Cuánto se habla de diálogo en estos días, de la necesidad de llegar a entendimientos que hagan más llevadera la vida política de este país. No me lo creo y disculpen si mi escepticismo es precipitado porque aún no ha habido tiempo para comprobarlo a ciencia cierta. O quizá sí. Juzguen ustedes mismos.

De lo que quiero hablarles hoy, haciendo autocrítica, es precisamente de eso, de la necesidad que tenemos de aprender a escuchar y saber escucharnos cuando estamos en silencio. Moralinas aparte, permítanme que les ponga en situación: el otro día, colgado al teléfono con un servicio de atención al cliente (¿?) de no sé qué compañía, me di cuenta de que mi capacidad para dialogar va a menos.

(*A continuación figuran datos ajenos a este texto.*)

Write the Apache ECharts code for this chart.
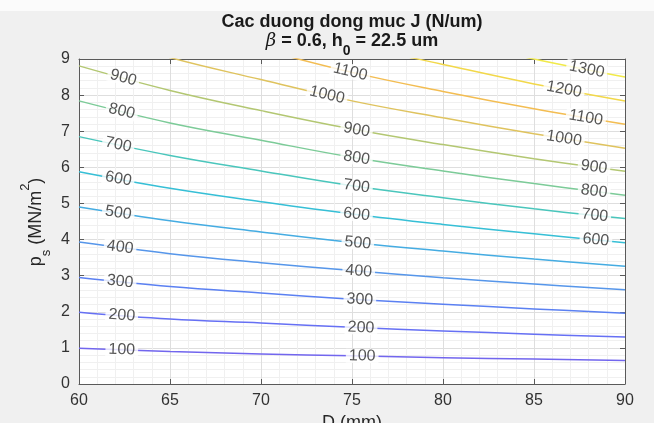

Posiblemente las prisas y, por qué no decirlo, la sensación de que a uno le toman el pelo, redujeron hasta tal punto mi paciencia para escuchar que quise que la conversación acabara cuanto antes. Nada grave pasó, solo ese cansancio propio de interlocutores que, insisto, tratan al cliente como si le estuvieran haciendo el favor de su vida. Gracias que luego el día a día te reconcilia con el buen trato que, como mi camarera de casi todas las mañanas, se ha aprendido mi nombre sin que yo, perdón, me sepa el suyo. ¿Y qué me dirían de mi amigo Diego, de la emisora de Onda Cero en Cáceres? Que cada día se asoma por la oficina a vacilarme un rato pero, sobre todo, a intercambiar unos minutos de conversación sobre lo que se nos ocurra…

Ayer por la mañana la lotera donde sello la Primitiva me dijo que este puente compartirá hoguera por la festividad de todos los santos con su familia. Llueva o haga lo que sea... Qué sería de nosotros sin el diálogo, Y de saber escuchar, ni les cuento. Aunque lo idóneo sería empezar a mejorar.